Aim of the exercise
Select from the records below every line that has the word "Clone" in it.

Data
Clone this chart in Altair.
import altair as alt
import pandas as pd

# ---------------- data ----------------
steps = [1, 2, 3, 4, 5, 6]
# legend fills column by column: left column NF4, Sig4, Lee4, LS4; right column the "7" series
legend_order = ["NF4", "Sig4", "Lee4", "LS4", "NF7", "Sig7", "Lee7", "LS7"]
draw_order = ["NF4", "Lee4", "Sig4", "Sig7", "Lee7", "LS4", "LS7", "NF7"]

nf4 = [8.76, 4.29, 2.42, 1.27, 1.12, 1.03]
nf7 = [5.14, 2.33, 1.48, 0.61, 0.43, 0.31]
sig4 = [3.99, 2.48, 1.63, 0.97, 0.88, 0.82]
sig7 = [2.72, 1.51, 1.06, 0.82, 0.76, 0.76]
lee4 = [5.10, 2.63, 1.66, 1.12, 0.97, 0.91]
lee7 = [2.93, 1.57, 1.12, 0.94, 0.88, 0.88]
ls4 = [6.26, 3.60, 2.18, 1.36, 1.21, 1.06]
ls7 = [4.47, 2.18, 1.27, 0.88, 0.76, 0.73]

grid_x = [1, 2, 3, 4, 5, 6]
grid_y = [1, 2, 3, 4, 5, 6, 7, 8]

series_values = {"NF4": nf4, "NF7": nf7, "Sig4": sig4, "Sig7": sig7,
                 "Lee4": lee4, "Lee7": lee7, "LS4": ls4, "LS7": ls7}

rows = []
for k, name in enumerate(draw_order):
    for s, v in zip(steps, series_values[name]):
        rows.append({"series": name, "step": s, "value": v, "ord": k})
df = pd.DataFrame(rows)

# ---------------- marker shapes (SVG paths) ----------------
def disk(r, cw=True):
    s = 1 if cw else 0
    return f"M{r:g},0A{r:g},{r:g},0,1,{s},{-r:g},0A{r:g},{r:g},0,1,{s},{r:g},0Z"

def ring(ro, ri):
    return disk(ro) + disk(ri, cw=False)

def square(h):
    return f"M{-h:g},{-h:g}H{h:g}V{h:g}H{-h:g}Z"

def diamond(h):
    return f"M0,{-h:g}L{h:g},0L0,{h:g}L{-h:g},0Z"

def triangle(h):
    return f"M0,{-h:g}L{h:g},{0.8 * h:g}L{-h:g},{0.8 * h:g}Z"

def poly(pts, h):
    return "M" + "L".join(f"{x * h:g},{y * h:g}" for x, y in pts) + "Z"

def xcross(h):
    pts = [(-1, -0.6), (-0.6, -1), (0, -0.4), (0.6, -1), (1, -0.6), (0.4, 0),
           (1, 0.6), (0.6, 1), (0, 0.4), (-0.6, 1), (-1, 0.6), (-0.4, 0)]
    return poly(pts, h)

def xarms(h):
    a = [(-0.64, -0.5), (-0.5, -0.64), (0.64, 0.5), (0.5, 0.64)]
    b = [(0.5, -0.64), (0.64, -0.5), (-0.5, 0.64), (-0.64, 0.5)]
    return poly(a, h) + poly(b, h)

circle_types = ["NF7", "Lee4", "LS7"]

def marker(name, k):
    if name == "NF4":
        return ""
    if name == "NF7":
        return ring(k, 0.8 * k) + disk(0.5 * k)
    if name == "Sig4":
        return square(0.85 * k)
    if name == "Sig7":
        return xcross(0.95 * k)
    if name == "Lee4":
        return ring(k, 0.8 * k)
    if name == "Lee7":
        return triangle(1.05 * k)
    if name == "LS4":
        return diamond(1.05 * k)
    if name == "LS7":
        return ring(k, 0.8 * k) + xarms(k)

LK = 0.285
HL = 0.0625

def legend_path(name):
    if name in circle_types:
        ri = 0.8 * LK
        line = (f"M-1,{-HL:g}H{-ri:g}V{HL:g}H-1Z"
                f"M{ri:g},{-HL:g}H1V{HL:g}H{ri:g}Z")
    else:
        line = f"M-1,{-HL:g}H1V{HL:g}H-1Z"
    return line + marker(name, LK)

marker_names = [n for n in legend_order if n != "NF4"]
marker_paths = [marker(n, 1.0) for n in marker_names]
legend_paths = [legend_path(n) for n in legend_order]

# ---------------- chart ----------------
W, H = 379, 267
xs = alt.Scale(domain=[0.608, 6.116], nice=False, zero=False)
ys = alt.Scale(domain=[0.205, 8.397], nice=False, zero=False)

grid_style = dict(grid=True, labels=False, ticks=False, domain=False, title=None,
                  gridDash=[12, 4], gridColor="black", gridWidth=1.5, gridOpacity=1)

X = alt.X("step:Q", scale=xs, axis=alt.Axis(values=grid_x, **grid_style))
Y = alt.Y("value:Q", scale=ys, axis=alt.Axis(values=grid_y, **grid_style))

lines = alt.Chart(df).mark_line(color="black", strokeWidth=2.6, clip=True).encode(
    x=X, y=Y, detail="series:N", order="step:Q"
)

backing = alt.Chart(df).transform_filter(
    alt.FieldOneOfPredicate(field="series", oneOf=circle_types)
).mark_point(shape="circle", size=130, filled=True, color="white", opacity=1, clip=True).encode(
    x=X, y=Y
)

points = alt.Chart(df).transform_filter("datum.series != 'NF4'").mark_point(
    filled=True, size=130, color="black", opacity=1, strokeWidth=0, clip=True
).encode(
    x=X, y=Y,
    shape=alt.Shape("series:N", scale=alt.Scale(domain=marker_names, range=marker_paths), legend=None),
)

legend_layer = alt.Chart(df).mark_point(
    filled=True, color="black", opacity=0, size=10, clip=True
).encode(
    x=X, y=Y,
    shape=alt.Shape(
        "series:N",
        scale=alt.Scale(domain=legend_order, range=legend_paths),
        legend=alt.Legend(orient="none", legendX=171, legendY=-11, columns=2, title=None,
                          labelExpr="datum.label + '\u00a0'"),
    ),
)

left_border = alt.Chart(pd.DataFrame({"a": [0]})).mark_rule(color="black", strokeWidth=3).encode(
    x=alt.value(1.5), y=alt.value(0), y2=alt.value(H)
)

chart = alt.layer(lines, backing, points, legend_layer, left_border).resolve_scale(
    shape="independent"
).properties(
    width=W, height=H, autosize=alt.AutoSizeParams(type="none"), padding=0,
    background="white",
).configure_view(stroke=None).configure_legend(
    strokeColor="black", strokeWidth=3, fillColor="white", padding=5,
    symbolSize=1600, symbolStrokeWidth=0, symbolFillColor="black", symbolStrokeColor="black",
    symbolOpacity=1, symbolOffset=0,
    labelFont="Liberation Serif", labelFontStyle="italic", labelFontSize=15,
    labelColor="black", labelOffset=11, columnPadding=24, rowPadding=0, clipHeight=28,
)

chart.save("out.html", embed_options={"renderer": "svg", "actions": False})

--

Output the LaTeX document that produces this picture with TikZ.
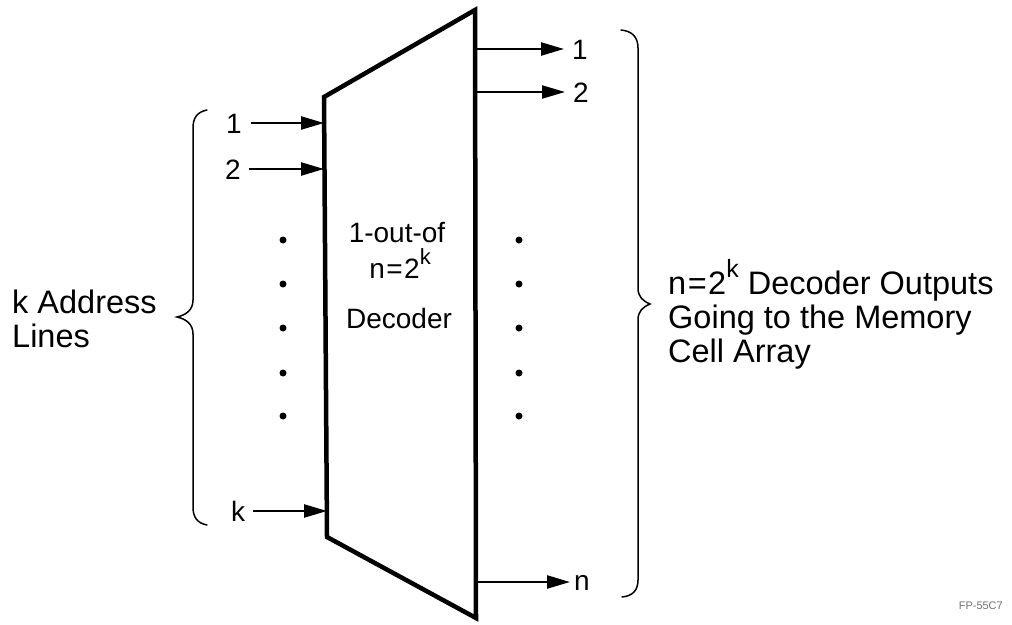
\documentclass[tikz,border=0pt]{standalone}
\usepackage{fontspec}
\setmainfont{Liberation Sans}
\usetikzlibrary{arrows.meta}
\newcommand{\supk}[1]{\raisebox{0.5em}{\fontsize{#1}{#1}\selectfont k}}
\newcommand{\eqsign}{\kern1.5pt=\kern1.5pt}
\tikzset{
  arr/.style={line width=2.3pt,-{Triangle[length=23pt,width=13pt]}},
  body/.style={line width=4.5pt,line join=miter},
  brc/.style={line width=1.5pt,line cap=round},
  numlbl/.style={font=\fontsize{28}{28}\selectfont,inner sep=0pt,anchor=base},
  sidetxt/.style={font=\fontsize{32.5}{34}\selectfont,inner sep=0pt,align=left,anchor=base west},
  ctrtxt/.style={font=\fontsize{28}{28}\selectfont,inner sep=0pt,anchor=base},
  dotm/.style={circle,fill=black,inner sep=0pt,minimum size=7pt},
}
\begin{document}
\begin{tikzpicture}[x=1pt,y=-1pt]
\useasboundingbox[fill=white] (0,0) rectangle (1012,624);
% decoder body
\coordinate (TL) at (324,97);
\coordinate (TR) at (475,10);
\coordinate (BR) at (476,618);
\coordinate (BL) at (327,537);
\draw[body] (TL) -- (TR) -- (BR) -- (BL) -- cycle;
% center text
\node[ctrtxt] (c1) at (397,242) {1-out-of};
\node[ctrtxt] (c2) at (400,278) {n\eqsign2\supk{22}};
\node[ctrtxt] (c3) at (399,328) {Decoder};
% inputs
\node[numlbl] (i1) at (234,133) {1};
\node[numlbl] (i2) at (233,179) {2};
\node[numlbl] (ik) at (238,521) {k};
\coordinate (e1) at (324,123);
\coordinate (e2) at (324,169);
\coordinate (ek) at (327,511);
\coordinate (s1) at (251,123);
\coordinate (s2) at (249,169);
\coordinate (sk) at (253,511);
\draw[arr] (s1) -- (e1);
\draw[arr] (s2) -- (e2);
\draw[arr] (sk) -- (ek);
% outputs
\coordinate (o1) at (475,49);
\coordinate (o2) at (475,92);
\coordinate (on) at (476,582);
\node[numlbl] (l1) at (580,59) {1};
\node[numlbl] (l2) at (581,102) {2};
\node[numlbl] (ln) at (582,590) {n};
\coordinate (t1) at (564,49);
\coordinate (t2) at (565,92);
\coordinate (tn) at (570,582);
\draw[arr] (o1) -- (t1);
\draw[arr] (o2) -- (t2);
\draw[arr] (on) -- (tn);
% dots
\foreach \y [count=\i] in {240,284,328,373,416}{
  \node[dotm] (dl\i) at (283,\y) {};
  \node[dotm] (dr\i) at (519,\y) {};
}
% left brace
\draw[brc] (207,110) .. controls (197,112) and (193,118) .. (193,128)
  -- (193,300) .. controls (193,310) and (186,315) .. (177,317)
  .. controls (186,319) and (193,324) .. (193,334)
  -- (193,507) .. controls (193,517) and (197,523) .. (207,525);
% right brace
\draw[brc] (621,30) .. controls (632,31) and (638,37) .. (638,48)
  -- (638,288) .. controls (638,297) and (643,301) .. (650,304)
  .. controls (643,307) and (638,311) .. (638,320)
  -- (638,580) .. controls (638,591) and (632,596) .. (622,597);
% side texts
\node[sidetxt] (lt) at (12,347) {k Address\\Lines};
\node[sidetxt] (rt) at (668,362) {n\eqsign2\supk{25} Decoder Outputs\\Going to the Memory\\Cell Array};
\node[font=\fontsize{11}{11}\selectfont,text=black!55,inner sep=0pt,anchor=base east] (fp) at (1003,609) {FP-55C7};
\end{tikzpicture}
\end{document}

==

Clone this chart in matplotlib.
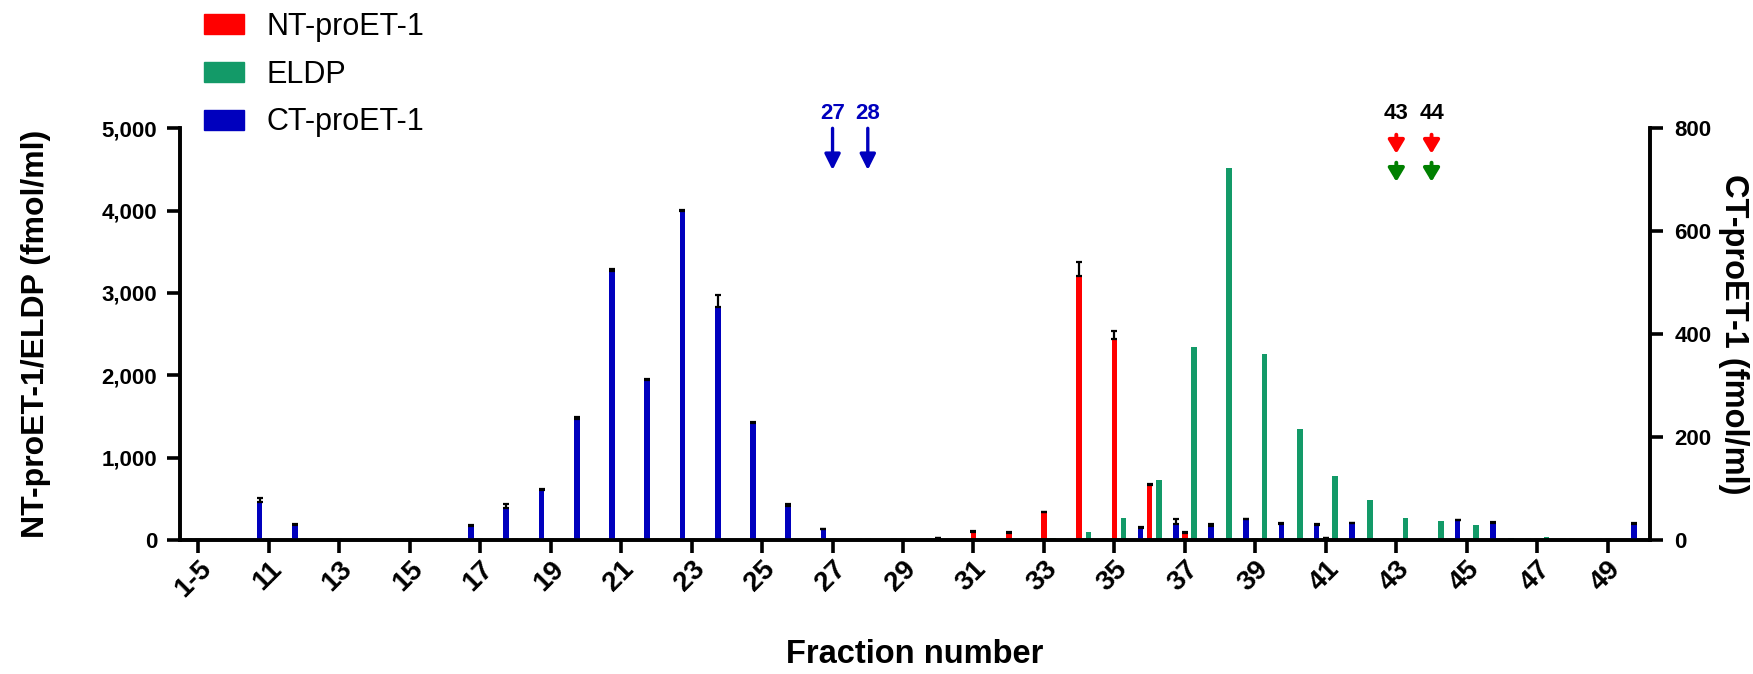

Solution for this task
Clone this chart in Altair.
Clone this chart in matplotlib.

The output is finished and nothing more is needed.